What is asked:
Return all the data below as it stands, minus the pictures.

-- Supplied data start --

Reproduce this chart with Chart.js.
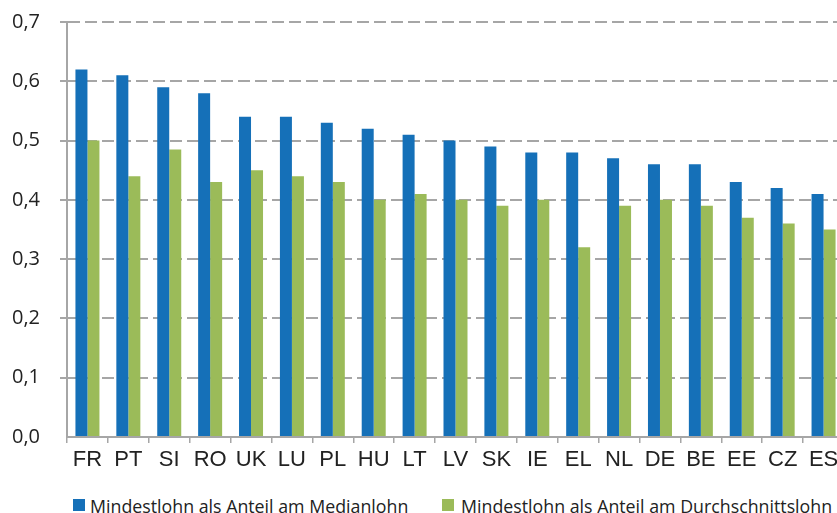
<!DOCTYPE html>
<html>
<head>
<meta charset="utf-8">
<script src="https://cdn.jsdelivr.net/npm/chart.js@4"></script>
<style>
  body { margin: 0; background: #fff; overflow: hidden; }
  #wrap { position: relative; width: 845px; height: 513px; }
  #box { position: absolute; left: 0; top: 0; width: 845px; height: 485px; }
  .item { position: absolute; top: 494px; font: 17.8px "Open Sans", sans-serif; color: #222; white-space: nowrap; }
  .item span.sw { position: absolute; top: 5px; width: 12px; height: 12px; }
</style>
</head>
<body>
<div id="wrap">
  <div id="box"><canvas id="chart"></canvas></div>
  <div id="legend"></div>
</div>
<script>
// DATA
const countries = ["FR", "PT", "SI", "RO", "UK", "LU", "PL", "HU", "LT", "LV", "SK", "IE", "EL", "NL", "DE", "BE", "EE", "CZ", "ES"];
const median = [0.62, 0.61, 0.59, 0.58, 0.54, 0.54, 0.53, 0.52, 0.51, 0.50, 0.49, 0.48, 0.48, 0.47, 0.46, 0.46, 0.43, 0.42, 0.41];
const average = [0.50, 0.44, 0.485, 0.43, 0.45, 0.44, 0.43, 0.40, 0.41, 0.40, 0.39, 0.40, 0.32, 0.39, 0.40, 0.39, 0.37, 0.36, 0.35];
const seriesNames = ["Mindestlohn als Anteil am Medianlohn", "Mindestlohn als Anteil am Durchschnittslohn"];
const colors = ["#1570B8", "#9BBB59"];

const gridColor = "#A6A6A6";

const chart = new Chart(document.getElementById("chart"), {
  type: "bar",
  data: {
    labels: countries,
    datasets: [
      { label: seriesNames[0], data: median, backgroundColor: colors[0] },
      { label: seriesNames[1], data: average, backgroundColor: colors[1] }
    ]
  },
  options: {
    responsive: true,
    maintainAspectRatio: false,
    animation: false,
    layout: { padding: { top: 22, right: 1, left: 0, bottom: 0 } },
    datasets: { bar: { categoryPercentage: 0.587, barPercentage: 1.0 } },
    plugins: {
      legend: { display: false },
      tooltip: { enabled: false }
    },
    scales: {
      x: {
        grid: { drawOnChartArea: false, drawTicks: true, tickLength: 6, color: gridColor, lineWidth: 1.5 },
        border: { color: gridColor, width: 2 },
        ticks: {
          padding: 4,
          color: "#222",
          font: { family: "Liberation Sans, Arial, sans-serif", size: 22 }
        },
        afterFit: (s) => { s.height = 48; }
      },
      y: {
        min: 0,
        max: 0.7,
        grid: {
          color: (ctx) => ctx.tick && ctx.tick.value === 0 ? "rgba(0,0,0,0)" : gridColor,
          lineWidth: 2,
          tickLength: 7
        },
        border: { color: gridColor, width: 2, dash: [12, 5] },
        ticks: {
          stepSize: 0.1,
          padding: 20,
          color: "#222",
          font: { family: "Open Sans, sans-serif", size: 20 },
          callback: (v) => v.toFixed(1).replace(".", ",")
        },
        // fixed axis width; drop the label overhang so the plot top sits at the layout padding
        afterFit: (s) => { s.width = 67; s.paddingTop = 0; s.paddingBottom = 0; }
      }
    }
  }
});

// LEGEND
const legendPos = [[73, 90], [442, 461]];
const legend = document.getElementById("legend");
seriesNames.forEach((name, i) => {
  const it = document.createElement("div");
  it.className = "item";
  it.style.left = legendPos[i][0] + "px";
  it.style.paddingLeft = (legendPos[i][1] - legendPos[i][0]) + "px";
  const sw = document.createElement("span");
  sw.className = "sw";
  sw.style.left = "0px";
  sw.style.background = colors[i];
  it.appendChild(sw);
  it.appendChild(document.createTextNode(name));
  legend.appendChild(it);
});
</script>
</body>
</html>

-- Supplied data end --

Output of the exercise:
Reproduce this chart with Chart.js.
<!DOCTYPE html>
<html>
<head>
<meta charset="utf-8">
<script src="https://cdn.jsdelivr.net/npm/chart.js@4"></script>
<style>
  body { margin: 0; background: #fff; overflow: hidden; }
  #wrap { position: relative; width: 845px; height: 513px; }
  #box { position: absolute; left: 0; top: 0; width: 845px; height: 485px; }
  .item { position: absolute; top: 494px; font: 17.8px "Open Sans", sans-serif; color: #222; white-space: nowrap; }
  .item span.sw { position: absolute; top: 5px; width: 12px; height: 12px; }
</style>
</head>
<body>
<div id="wrap">
  <div id="box"><canvas id="chart"></canvas></div>
  <div id="legend"></div>
</div>
<script>
// DATA
const countries = ["FR", "PT", "SI", "RO", "UK", "LU", "PL", "HU", "LT", "LV", "SK", "IE", "EL", "NL", "DE", "BE", "EE", "CZ", "ES"];
const median = [0.62, 0.61, 0.59, 0.58, 0.54, 0.54, 0.53, 0.52, 0.51, 0.50, 0.49, 0.48, 0.48, 0.47, 0.46, 0.46, 0.43, 0.42, 0.41];
const average = [0.50, 0.44, 0.485, 0.43, 0.45, 0.44, 0.43, 0.40, 0.41, 0.40, 0.39, 0.40, 0.32, 0.39, 0.40, 0.39, 0.37, 0.36, 0.35];
const seriesNames = ["Mindestlohn als Anteil am Medianlohn", "Mindestlohn als Anteil am Durchschnittslohn"];
const colors = ["#1570B8", "#9BBB59"];

const gridColor = "#A6A6A6";

const chart = new Chart(document.getElementById("chart"), {
  type: "bar",
  data: {
    labels: countries,
    datasets: [
      { label: seriesNames[0], data: median, backgroundColor: colors[0] },
      { label: seriesNames[1], data: average, backgroundColor: colors[1] }
    ]
  },
  options: {
    responsive: true,
    maintainAspectRatio: false,
    animation: false,
    layout: { padding: { top: 22, right: 1, left: 0, bottom: 0 } },
    datasets: { bar: { categoryPercentage: 0.587, barPercentage: 1.0 } },
    plugins: {
      legend: { display: false },
      tooltip: { enabled: false }
    },
    scales: {
      x: {
        grid: { drawOnChartArea: false, drawTicks: true, tickLength: 6, color: gridColor, lineWidth: 1.5 },
        border: { color: gridColor, width: 2 },
        ticks: {
          padding: 4,
          color: "#222",
          font: { family: "Liberation Sans, Arial, sans-serif", size: 22 }
        },
        afterFit: (s) => { s.height = 48; }
      },
      y: {
        min: 0,
        max: 0.7,
        grid: {
          color: (ctx) => ctx.tick && ctx.tick.value === 0 ? "rgba(0,0,0,0)" : gridColor,
          lineWidth: 2,
          tickLength: 7
        },
        border: { color: gridColor, width: 2, dash: [12, 5] },
        ticks: {
          stepSize: 0.1,
          padding: 20,
          color: "#222",
          font: { family: "Open Sans, sans-serif", size: 20 },
          callback: (v) => v.toFixed(1).replace(".", ",")
        },
        // fixed axis width; drop the label overhang so the plot top sits at the layout padding
        afterFit: (s) => { s.width = 67; s.paddingTop = 0; s.paddingBottom = 0; }
      }
    }
  }
});

// LEGEND
const legendPos = [[73, 90], [442, 461]];
const legend = document.getElementById("legend");
seriesNames.forEach((name, i) => {
  const it = document.createElement("div");
  it.className = "item";
  it.style.left = legendPos[i][0] + "px";
  it.style.paddingLeft = (legendPos[i][1] - legendPos[i][0]) + "px";
  const sw = document.createElement("span");
  sw.className = "sw";
  sw.style.left = "0px";
  sw.style.background = colors[i];
  it.appendChild(sw);
  it.appendChild(document.createTextNode(name));
  legend.appendChild(it);
});
</script>
</body>
</html>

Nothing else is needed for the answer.